Last Updated on Monday, 18 June 2018, 16:42 by Denis Chabrol
Government-run schools will no longer be allowed to shun adolescent mothers and will, instead, be required to abide by a policy that provides for their reintegration into the school system to continue studies, Minister of Education Nicolette Henry said.
“Policies are not optional so if you do get an opportunity to go through the policy, you would see that it speaks to what would be implemented throughout the Ministry of Education. It has to be implemented at every school that is applicable,” she said when asked by Demerara Waves Online News.
She hinted that, while the Ministry of Education could not enforce its rules on private schools, they need government’s permission to keep their doors open. “Given that we have the responsibility to provide them with permits to operate, we as far as possible ensure that they are in compliance with the values, policies, rules and regulations of the Ministry of Education so there is that mechanism that is in place,” the Minister said.

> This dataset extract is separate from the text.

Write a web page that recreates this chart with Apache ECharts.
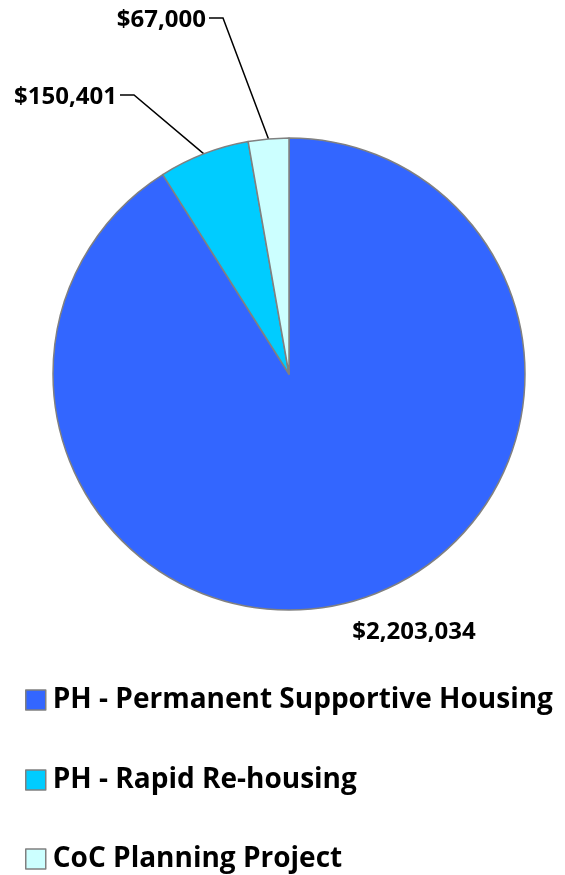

The policy aims to ensure that adolescent mothers are able to continue their education in the same school or another school at least six weeks after delivery. “This is critical as it will also enable Guyana to achieve the elusive goal regarding gender equality,” states the 56-page document.
Chief Education Officer, Marcel Hutson stressed that the policy was also aimed at preventing teenage pregnancy. “The goal of this policy is to advance the prevention of adolescent pregnancy and the management of integration of adolescent mothers into the formal school system. And, I said prevention because I don’t want us to leave here believing that this policy is just designed to offer a way to those persons who become pregnant as teenagers but it also attempts to prevent persons from becoming pregnant which means that a component of this policy has to do with teaching,” he said. The policy provides for heightened Health and Family Life Education.
Henry was confident that Headteachers would not refuse to implement the “National Policy for the Reintegration of Adolescent Mothers into the Formal School System” which was drafted by the Ministry of Education in collaboration with the United Nations Children’s Fund (UNICEF).
The Minister was asked whether the policy would be compulsory because research for the formulation of that said policy states that pregnant girls were not allowed to continue their education. “In the absence of this policy, school administrators across the country continue to utilise different approaches to address adolescent pregnancy. In most instances, these school girls are either expelled or forced to drop out of school upon detection; a decision that brings to an immediate end their formal education,” the document states, a situation that was labelled discrimination against adolescent girls in education.
Statistics show that Guyana has the second highest rate of adolescent teenage pregnancy among girls between 15 and 19 years old in the Caribbean and South America. The percentage of adolescent pregnancy is between 20 to 22 percent for girls below the age of 19 years and has remained constant at one percent for girls under 15 years, Fouet said in referring to statistics from Guyana’s Ministry of Public Health.
Primary health care data contained in the policy state that in 2015, Guyana recorded 102 pregnancies by girls under 15 years and 3,712 by girls between 15 and 19 years old. In 2016, there were 91 pregnancies by girls under 15 years and 3,032 by girls between 15 and 19 years old. However, only 29 re-entered schools between 2013 and 2016, in the absence of a policy.
Speaking with reporters after receiving a copy of the document from UNICEF Representative in Guyana, Sylvie Fouet, the Minister of Education said teachers would first be trained about the policy. “I rather suspect that in most instances where there is resistance, it has to do with the lack of a knowledge and so in this particular instance we certainly, as part of the policy, speaks to training people,” she said.
The implementation and monitoring of the policy requires the Ministry of Education to engage in continuous public education and awareness programmes through the media and focus groups to target parents, community groups and adolescent boys and girls. Teachers, students and general school staff are to be sensitised to the needs of pregnant adolescent girls. The policy also calls for an effective tracking system to capture regular progress reports on school attendance, performance and challenges. Officers of the Ministry of Education are to keep track of adolescent mothers and to ensure effective policy implementation. Counselling and psycho-social support services, post-natal services and daycare systems, and convening of parenting sessions and family support groups are also provided for in the policy.
In her message, Fouet said adolescent fathers would also be targeted. “The policy will also adolescent boys who are fathers to be engaged and to be encouraged to complete school and to take up their responsibilities,” she said.